9 Tips For Your Restaurant Patio Design
Adding a restaurant patio to your establishment is almost always a smart move. Patios expand your dining space and therefore increases your potential revenue. It also attracts patrons seeking out al fresco dining options that might otherwise not choose to visit your restaurant.
But designing a proper patio can be a major undertaking, especially if you are starting from scratch. Before embarking on building out your patio, take a look at these 9 tips to get an idea of all the things you need to consider.
1. Stick to Your Theme
Your patio should be an extension of your interior dining experience. The design and decor should reflect the theme and concept of your restaurant. How exactly you accomplish that is up to you, but try brainstorming several design ideas to find one that resonates.
2. Keep it Shady
One of the main things to consider when designing a restaurant patio is how you will generate shade to keep your customers out of harsh, direct sunlight. Umbrellas are effective but require regular maintenance and cleaning. Natural shade from trees or neighboring buildings are usually the best options, but those aren’t always available. Building a pergola over the patio dining area is one alternative that also happens to be aesthetically pleasing. If you have a small street-facing patio, an awning is another good choice for providing shade to your outdoor diners.
3. Make it Green
Be sure to bring your patio to life by adding plenty of greenery. Plants provide a natural visual element to your patio, and they can also provide several practical benefits. You can plant herbs for your kitchen, or even mosquito-repelling citronella plants. Just be certain you don’t plant anything that will attract swarms of unwanted insects like bees.
4. Figure Out Your Lighting
When the sun goes down you will need to illuminate your patio so your diners can see their friends and what they are eating. String lights can be strung along walls and railings, or stretched above the patio. Candles on tables can provide additional light. If you feel you need more lighting than that, just make sure that you avoid ruining the mood by installing bulbs that are too bright or harsh.
5. Don’t Cram Your Space
When creating a seating plan, be careful not to try and cram too many seats or tables in your outdoor dining area. As with the inside of your restaurant, tables that are too close together can make your diners uncomfortable and pose an obstacle for your staff. Some patio seating areas may actually be smaller than the inside of your restaurant, so if that is the case, you’ll want to make sure not to get too carried away. Instead, focus on creating an intimate and romantic space that will accommodate an appropriate number of diners.

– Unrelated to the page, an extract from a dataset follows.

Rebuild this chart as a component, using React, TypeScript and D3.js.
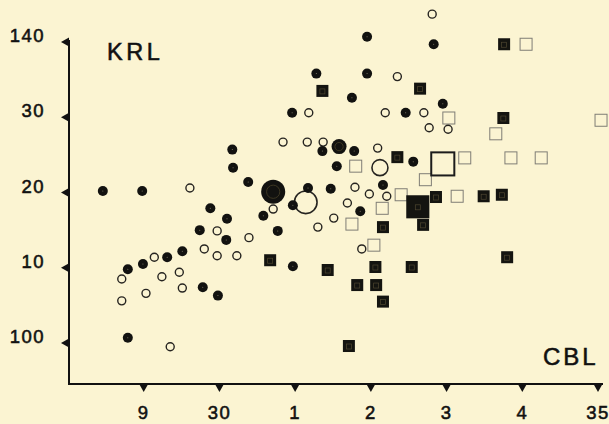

6. Consider an Outdoor Bar
If you have the space for it, adding a patio bar can be another revenue source for your restaurant. A secondary patio bar provides your guests with an alternative spot to grab a drink and offers the convenience of not having to go back inside to order another round.
7. Stay Toasty
If you want to pack your patio year-round, you’ll need to add sources of heat to comfort your guests during chillier months. Gas heaters are an effective option, but nothing beats the visual appeal of a fire pit or outdoor fireplace — which can be equally enjoyed on cool summer nights.
8. Practical Considerations
In addition to the overall look and vibe of your patio experience, there are many practical considerations to take into account when designing your restaurant patio space. For example, how will you get food from the kitchen to your outdoor patio? How many entrances and exits will you have? You will want to make those decisions before you start building in order to make sure that your wait service is just as good outside as it is in your main dining room.
9. Moving Ahead
With all these things in mind, you are nearly ready to design your restaurant patio. Of course, you will want to make sure that you are legally zoned to have a patio before proceeding. Depending on where you live, there might also be specific features you need to add to be in compliance with state and local liquor laws. For example, in some places, you might be required to have a gated zone where alcoholic beverages can be consumed outside.
While it takes a considerable amount of work and planning, having an outdoor seating area is a great way to attract more customers by providing an open-air dining environment. If you put all these tips to use, your new patio is sure to be a success.